The Moving Average Convergence Divergence (MACD) is a trend-following momentum indicator that shows the relationship between two moving averages of a cryptocurrency’s price. The MACD is calculated by subtracting the 26-period EMA from the 12-period EMA.

  • MACD Line and Signal Line: The MACD line is the result of the above calculation, while the signal line is a 9-day EMA of the MACD line. When the MACD line crosses above the signal line, it indicates a bullish trend, while a cross below suggests a bearish trend.

5. On-Balance Volume (OBV)

On-Balance Volume (OBV) is a technical trading momentum indicator that uses volume flow to predict changes in the price of an asset. OBV adds volume on up days and subtracts volume on down days to measure the buying and selling pressure.

  • Rising OBV: Indicates that buyers are dominating, which can lead to a price increase.

  • Falling OBV: Suggests that selling pressure is increasing, potentially leading to a price decrease.
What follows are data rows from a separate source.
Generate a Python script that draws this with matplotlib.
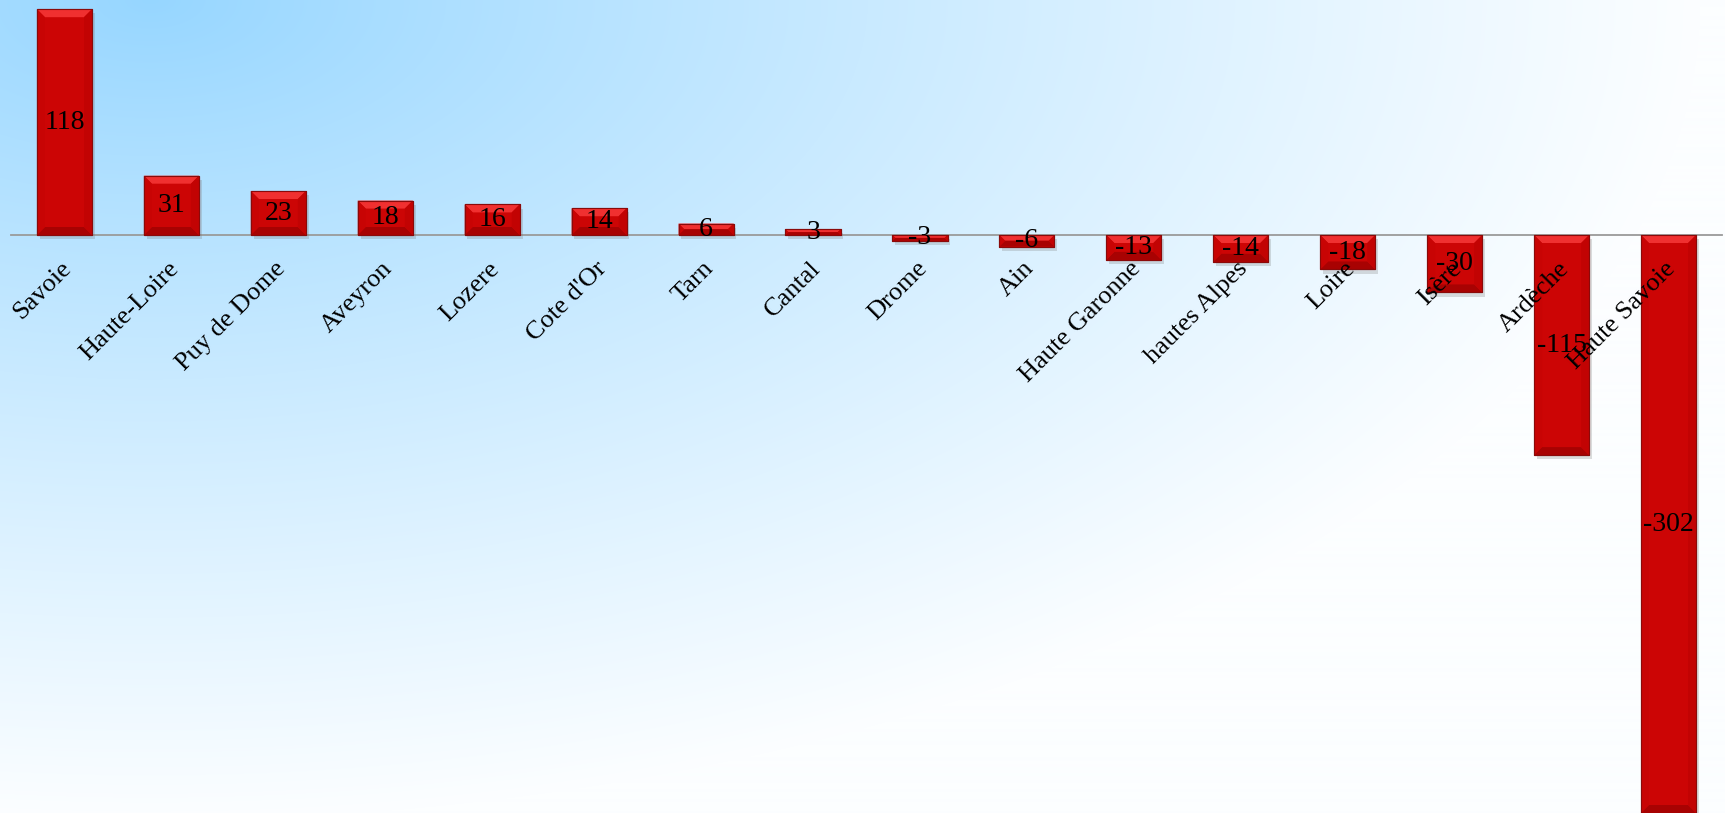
import numpy as np
import matplotlib
matplotlib.use("Agg")
import matplotlib.pyplot as plt
from matplotlib.patches import Polygon
import matplotlib.patheffects as pe
from matplotlib.transforms import ScaledTranslation

categories = ["Savoie", "Haute-Loire", "Puy de Dome", "Aveyron", "Lozere", "Cote d'Or",
              "Tarn", "Cantal", "Drome", "Ain", "Haute Garonne", "hautes Alpes",
              "Loire", "Isère", "Ardèche", "Haute Savoie"]
values = [118, 31, 23, 18, 16, 14, 6, 3, -3, -6, -13, -14, -18, -30, -115, -302]

W, H = 1725, 813
fig = plt.figure(figsize=(W / 100, H / 100), dpi=100)

# background gradient (elliptical from top-left)
bg = fig.add_axes([0, 0, 1, 1])
yy, xx = np.mgrid[0:H, 0:W]
t = np.sqrt(((xx - 150) / 1550.0) ** 2 + (yy / 820.0) ** 2)
t = np.clip(t, 0, 1) ** 0.9
c0 = np.array([150, 214, 255]) / 255.0
c1 = np.array([252, 254, 255]) / 255.0
img = c0[None, None, :] * (1 - t[..., None]) + c1[None, None, :] * t[..., None]
bg.imshow(img, aspect="auto", extent=[0, 1, 0, 1], origin="upper")
bg.axis("off")

ax = fig.add_axes([11 / W, 0, (1722 - 11) / W, 1])
ax.patch.set_alpha(0)
x = np.arange(len(categories))
bars = ax.bar(x, values, width=0.515, color="#cc0505", edgecolor="#8a0a0a", linewidth=0.8,
              zorder=3)
for b in bars:
    b.set_path_effects([pe.SimplePatchShadow(offset=(2, -3), shadow_rgbFace="#777777", alpha=0.25),
                        pe.Normal()])

ax.set_xlim(-0.5, len(categories) - 0.5)
ax.set_ylim(-302, 122.8)

# bevel decoration derived from bar geometry
fig.canvas.draw()
inv = ax.transData.inverted()
for b in bars:
    x0, y0 = b.get_x(), b.get_y()
    w, h = b.get_width(), b.get_height()
    ylo, yhi = min(y0, y0 + h), max(y0, y0 + h)
    p0 = ax.transData.transform((x0, ylo))
    p1 = ax.transData.transform((x0 + w, yhi))
    hpx = p1[1] - p0[1]
    bev = min(8.0, hpx / 2.0)
    (bx0, by0) = inv.transform((p0[0], p0[1]))
    (bx1, by1) = inv.transform((p1[0], p1[1]))
    (ix0, iy0) = inv.transform((p0[0] + bev, p0[1] + bev))
    (ix1, iy1) = inv.transform((p1[0] - bev, p1[1] - bev))
    if iy1 < iy0:
        iy0 = iy1 = (by0 + by1) / 2
    top = Polygon([(bx0, by1), (bx1, by1), (ix1, iy1), (ix0, iy1)], closed=True,
                  facecolor="#f03030", edgecolor="none", zorder=4)
    bot = Polygon([(bx0, by0), (bx1, by0), (ix1, iy0), (ix0, iy0)], closed=True,
                  facecolor="#a80202", edgecolor="none", zorder=4)
    left = Polygon([(bx0, by0), (ix0, iy0), (ix0, iy1), (bx0, by1)], closed=True,
                   facecolor="#c80404", edgecolor="none", zorder=4)
    right = Polygon([(bx1, by0), (ix1, iy0), (ix1, iy1), (bx1, by1)], closed=True,
                    facecolor="#c20303", edgecolor="none", zorder=4)
    for p in (top, bot, left, right):
        ax.add_patch(p)
    edge = Polygon([(bx0, by0), (bx1, by0), (bx1, by1), (bx0, by1)], closed=True,
                   facecolor="none", edgecolor="#8a0a0a", linewidth=0.8, zorder=4.5)
    ax.add_patch(edge)

ax.bar_label(bars, labels=[str(v) for v in values], label_type="center",
             fontsize=20, family="Liberation Serif", color="black", zorder=6)
for t_ in ax.texts:
    t_.set_zorder(6)

for s in ["top", "right", "left"]:
    ax.spines[s].set_visible(False)
ax.spines["bottom"].set_position(("data", 0))
ax.spines["bottom"].set_color("#9a9a9a")
ax.spines["bottom"].set_linewidth(1.3)
ax.spines["bottom"].set_zorder(2)
ax.set_yticks([])
ax.set_xticks(x)
ax.set_xticklabels(categories, rotation=45, ha="right", rotation_mode="anchor",
                   fontsize=19, family="Liberation Serif")
ax.tick_params(axis="x", length=0, pad=9)
ax.xaxis.set_zorder(10)
off = ScaledTranslation(-4 / 100, -10 / 100, fig.dpi_scale_trans)
for lbl in ax.get_xticklabels():
    lbl.set_transform(lbl.get_transform() + off)

fig.savefig("out.png", dpi=100)
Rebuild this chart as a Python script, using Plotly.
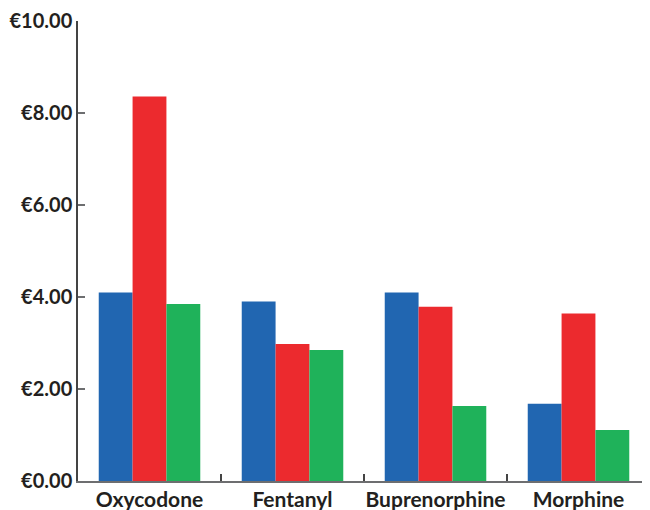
import plotly.graph_objects as go

categories = ["Oxycodone", "Fentanyl", "Buprenorphine", "Morphine"]
series_blue = [4.10, 3.90, 4.10, 1.68]
series_red = [8.36, 2.98, 3.79, 3.64]
series_green = [3.85, 2.85, 1.63, 1.11]
tick_vals = [0, 2, 4, 6, 8, 10]
tick_text = ["€0.00", "€2.00", "€4.00", "€6.00", "€8.00", "€10.00"]

colors = ["#2166b1", "#ec2a2e", "#1fb25a"]
fig = go.Figure()
for vals, c in zip([series_blue, series_red, series_green], colors):
    fig.add_trace(go.Bar(x=categories, y=vals, marker=dict(color=c, line=dict(width=0)), showlegend=False))

font_fam = "Lato, Open Sans, sans-serif"
# page body has an 8px margin, so the figure is offset accordingly
fig.update_layout(
    width=642, height=502,
    margin=dict(l=70, r=0, t=13, b=29),
    barmode="group", bargap=0.29, bargroupgap=0,
    plot_bgcolor="white", paper_bgcolor="white",
    font=dict(family=font_fam, color="#231f20"),
)
fig.update_xaxes(
    range=[-0.5, 3.5], showline=True, linecolor="#6d6e70", linewidth=2,
    ticks="inside", tickson="boundaries", ticklen=7, tickcolor="#444", tickwidth=1.5,
    tickfont=dict(size=21, family=font_fam, weight="bold", color="#231f20"),
    tickangle=0,
    showgrid=False, zeroline=False, automargin=False, ticklabelstandoff=-1,
)
fig.update_yaxes(
    range=[0, 10], tickvals=tick_vals, ticktext=tick_text,
    showline=True, linecolor="#444", linewidth=1.5,
    ticks="inside", ticklen=7, tickcolor="#6d6e70", tickwidth=1.5,
    tickfont=dict(size=20, family=font_fam, weight="bold", color="#231f20"),
    showgrid=False, zeroline=False, ticklabelstandoff=0, automargin=False,
)
fig.write_html("out.html")
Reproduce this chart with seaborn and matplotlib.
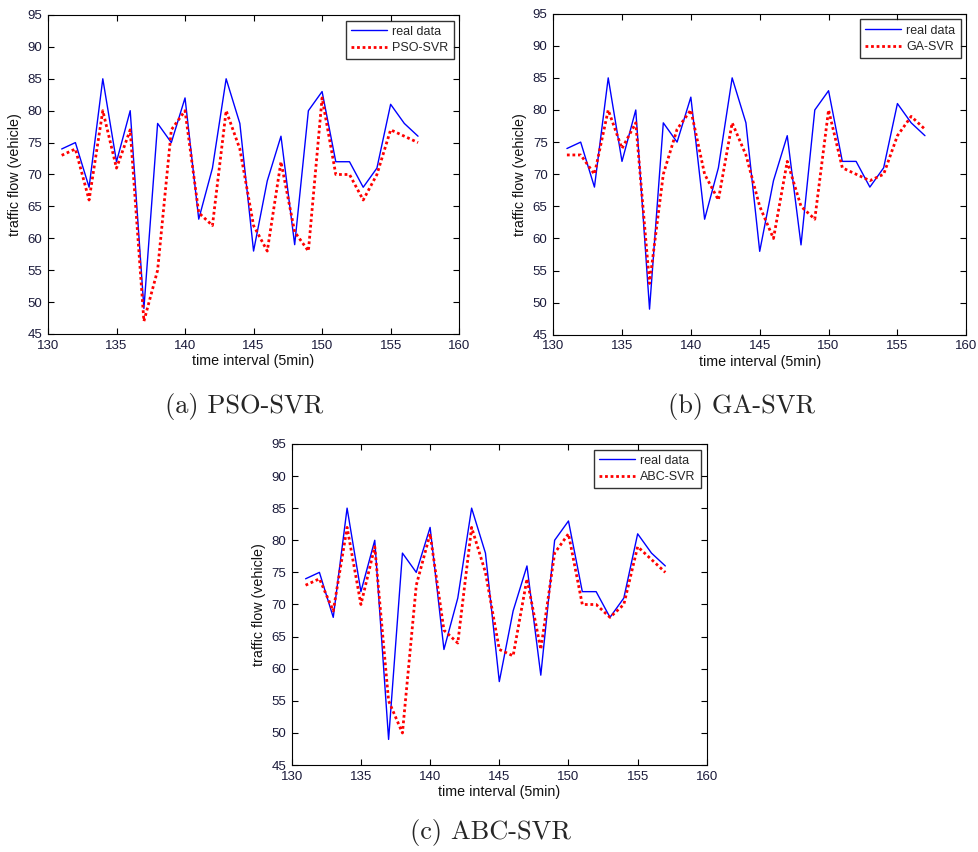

6. Fibonacci Retracement Levels

Fibonacci retracement levels are horizontal lines that indicate where support and resistance are likely to occur. These levels are based on the Fibonacci sequence and are often used by traders to identify potential reversal points.

  • Key Levels: The most commonly used Fibonacci levels are 23.6%, 38.2%, 50%, 61.8%, and 100%. Traders often look for price action around these levels to predict potential support or resistance.

7. Market Sentiment Indicators

Market sentiment indicators gauge the overall mood of investors towards Bitcoin and the broader cryptocurrency market. These indicators can provide insights into whether the market is in a state of fear or greed, which can significantly impact price movements.

  • Fear and Greed Index: This index measures the emotions driving the market by analyzing factors such as volatility, market volume, and social media trends. A high level of greed may indicate that the market is overbought, while a high level of fear might suggest that the market is oversold.

8. Volume

Volume is a critical indicator in technical analysis as it shows the level of interest in Bitcoin at any given time. High trading volume typically confirms a strong trend, while low volume might suggest a lack of conviction among traders.

  • Volume Spikes: Sudden spikes in volume often precede significant price movements, either upwards or downwards.

9. Bitcoin Dominance

Bitcoin dominance refers to Bitcoin's market capitalization relative to the total cryptocurrency market capitalization. A rising dominance usually indicates that Bitcoin is outperforming altcoins, while a declining dominance might suggest that altcoins are gaining ground.

  • Strategic Use: Traders use this metric to gauge the flow of capital within the crypto market and make informed decisions about portfolio allocation.

10. News and Events

News and events can have a profound impact on Bitcoin's price. From regulatory announcements to technological advancements and macroeconomic events, staying informed about the latest news is essential for anticipating market movements.

  • Regulatory News: Positive regulatory news can boost Bitcoin’s price, while negative news can lead to sell-offs.

  • Technological Developments: Upgrades to the Bitcoin network, such as the implementation of the Lightning Network, can influence the market by increasing confidence among investors.

Conclusion

In the volatile world of cryptocurrency trading, understanding and utilizing Bitcoin price indicators is key to making informed decisions. While no single indicator can guarantee success, combining multiple indicators can provide a more comprehensive view of the market. By staying informed and using these tools effectively, traders can navigate the complexities of the Bitcoin market with greater confidence.